Property taxes will cost about $1,650 a month, or $20,000 a year. Home, flood, hurricane and wind insurance are a whole other story. How much that will cost is anyone's guess.

But the house has won the hearts of legions of HGTV viewers who have tuned in to see it and have gone online at www.hgtv.com for a virtual tour. Fans could register to win it once a day through this past Tuesday. Last year, the contest logged 41.4 million registrations, and it's on track to do the same this year, according to a HGTV spokeswoman.

Surprising Color Schemes

The Islamorada home offers some colorful surprises. The guest room is pea-soup green, not something some people would want to live with. Another room, billed as a sanctuary for reading (it has no closet) is tangerine orange with wide white stripes. Orange, even with the creamsicle effect, just isn't all that soothing.

The glass tile on the main kitchen wall is dark brown. Some visitors muse that seafoam may have been a better choice in a seaside home.

The rooms and closets aren't that big either, but then, the house is probably going to be a vacation getaway for whoever wins it - or buys it from the winner.

One tour guide says she sees a corporation buying all eight houses and using them as a retreat. There would certainly be plenty for employees to bond around: A pool is planned for the grassy area between the Dream House and the bay, and a 160-foot boat dock and eight boat slips will be built over the bay on another acre that developer Ned Johnson owns. He also promises a 275-foot white sandy beach.

The location is another matter. Not many people can afford to maintain a $2.2 million waterfront home without working. And Islamorada is no business mecca. There isn't much call for physicians or lawyers, either.

The key has more bars and boats than anything else, and some aren't all that fancy.

They'll Find A Way, Visitors Say

But some of the visitors taking tours that continue through March 2 say they would find a way to keep the house.

Walking through the grassy back yard, Baumstark informs her parents: "My pool will be here."

Her parents, obligingly, go along with her dreams.

"We love it. I like the island style," says her mom, Mary-Teresa Enk. "All the tall windows and high ceilings keep it light and airy."

She also likes the groupings of six chairs in front of a flat-screen TV in the room HGTV calls the "Tropical Media Room."

Men gravitate to the lemon yellow "Fishing Room," tucked next to the one-car garage holding the prize Yukon. A map of the Islamorada area hangs on a wall next to rods. A tackle box, fly fishing basket, bait bucket, reels, flies and other tackle are neatly stacked on shelves. The winner gets to keep it all.

Many visitors, especially hurricane-weary Floridians, seem interested in learning that the house has a metal roof tied to the foundation, an emergency generator and hurricane-strength windows. (It also has security and music systems.)

Green-advocates appreciate the low-flow toilets and energy-efficient appliances and lighting.

Others are mainly interested in colors and decor.

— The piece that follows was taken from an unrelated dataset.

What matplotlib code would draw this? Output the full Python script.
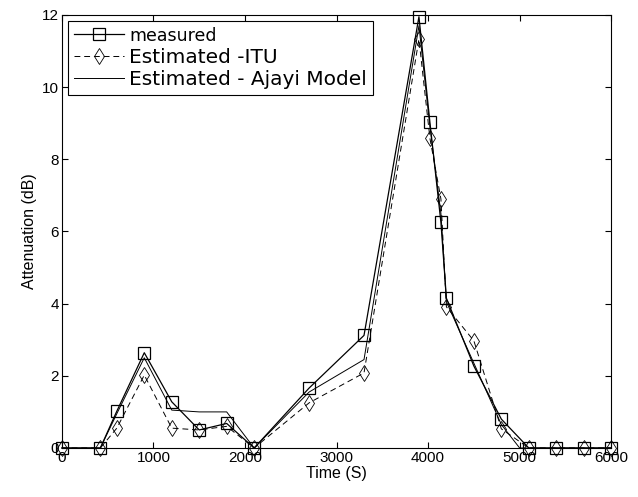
import numpy as np
import matplotlib.pyplot as plt

plt.rcParams['font.family'] = ['Liberation Sans', 'DejaVu Sans']

# time [s]
t = [0, 420, 600, 900, 1200, 1500, 1800, 2100, 2700, 3300, 3900,
     4020, 4140, 4200, 4500, 4800, 5100, 5400, 5700, 6000]

# measured attenuation [dB]
measured = [0, 0, 1.02, 2.64, 1.28, 0.5, 0.68, 0, 1.66, 3.12, 11.95,
            9.02, 6.25, 4.15, 2.27, 0.8, 0, 0, 0, 0]

# estimated - ITU
itu = [0, 0, 0.55, 2.02, 0.55, 0.5, 0.6, 0, 1.25, 2.08, 11.33,
       8.58, 6.9, 3.91, 2.97, 0.53, 0, 0, 0, 0]

# estimated - Ajayi model
t_aj = [0, 420, 600, 900, 1200, 1500, 1800, 2100, 2700, 3300, 3900,
        4020, 4140, 4200, 4500, 4800, 5000, 5100, 5400, 5700, 6000]
ajayi = [0, 0, 0.95, 2.5, 1.05, 1.0, 1.0, 0, 1.55, 2.45, 11.7,
         8.9, 6.5, 4.05, 2.35, 0.65, 0, 0, 0, 0, 0]

fig = plt.figure(figsize=(6.38, 4.97), dpi=100)
ax = fig.add_axes([0.097, 0.0986, 0.861, 0.8714])

ax.plot(t, measured, 'k-', marker='s', markersize=8, markerfacecolor='none',
        markeredgewidth=0.9, linewidth=0.9, label='measured', clip_on=False)
ax.plot(t, itu, 'k--', marker='d', markersize=8, markerfacecolor='none',
        markeredgewidth=0.6, linewidth=0.7, dashes=(6, 4), label='Estimated -ITU',
        clip_on=False)
ax.plot(t_aj, ajayi, 'k-', linewidth=0.7, label='Estimated - Ajayi Model', clip_on=False)

ax.set_xlim(0, 6000)
ax.set_ylim(0, 12)
ax.set_xticks(np.arange(0, 6001, 1000))
ax.set_yticks(np.arange(0, 13, 2))
ax.tick_params(direction='in', top=True, right=True, labelsize=11, length=4, pad=2)
ax.set_xlabel("Time (S)", fontsize=11.5, labelpad=1)
ax.set_ylabel("Attenuation (dB)", fontsize=11.5, labelpad=4)

leg = ax.legend(loc='upper left', prop={'family': 'DejaVu Sans', 'size': 14.5},
                fancybox=False, framealpha=1, edgecolor='k', borderaxespad=0.3,
                handlelength=2.5, handletextpad=0.25, labelspacing=0.15,
                borderpad=0.3)
leg.get_frame().set_linewidth(0.8)
leg.get_texts()[0].set_fontsize(12.5)

plt.savefig("out.png", dpi=100)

The children's room - on the first floor - is royal blue and decorated with white cottage furniture, seashells and swatches of brown-and-white striped fabric hanging from the wall behind each twin bed.

The penthouse master bedroom is painted the most attractive color, aquamarine. To continue the nautical theme, seashells are perched on plate hangers over doorways.

"The master bath has more square footage than the master bedroom because of the big walk-in closet," Jane Tomlinson, the tour guide, tells visitors.

The bath also has a roomy shower and oversize tub and lots of floor space between his-and-her sinks.

'Wouldn't This Be Wonderful'

A coffee bar, complete with a small stainless-steel sink, is tucked into the stair landing leading to the master bedroom.

One woman gasps when she sees it.

"Coffee," she says aloud to herself. "Wouldn't this be delightful?"

That's the treat of going through the house - imagining how pleasant it would be to have all these amenities: dark brown hardwood floors; tall, oversized windows, some looking out toward turquoise seas; and a brushed stainless-steel Sub Zero refrigerator, even if it is hiding in a not-so-very-big pantry.

One little girl - her eyes wide admiring the furnishings in the master bedroom - asks her mom if they can live here.

"No, you have to go to college," her mother answers to the knowing smiles of other visitors.

Tomlinson, who lives in a two-bedroom, one-bath stilt house in nearby Tavernier, says she has registered to win every day since Jan. 1.

"In every room, the light is just perfect," she says. "They've really taken advantage of the light. It's very soothing."

She isn't too worried about getting insurance for the house if she wins it.

"You can get insurance. You just have to pay for it," she says in the master bedroom overlooking the water. "That's what you have to do to live in paradise - and in a hurricane and flood zone."

HGTV'S ISLAMORADA DREAM HOME

Registration to win the Dream Home has ended, but tours continue through March 2. HGTV will announce the winner at 9 p.m. March 16.

WHEN: 9 a.m. to 5 p.m. Monday through Sunday. The house closes at 6.

ADMISSION: $20 for ages 5 and older; children 4 and younger are admitted free but must be carried by an adult. Buy tickets at The Rain Barrel Artist Village of Islamorada, on U.S. 1 at Mile Marker 86.7, then walk a half-block to the Dream House. Tour proceeds benefit the Florida Keys Children's Shelter.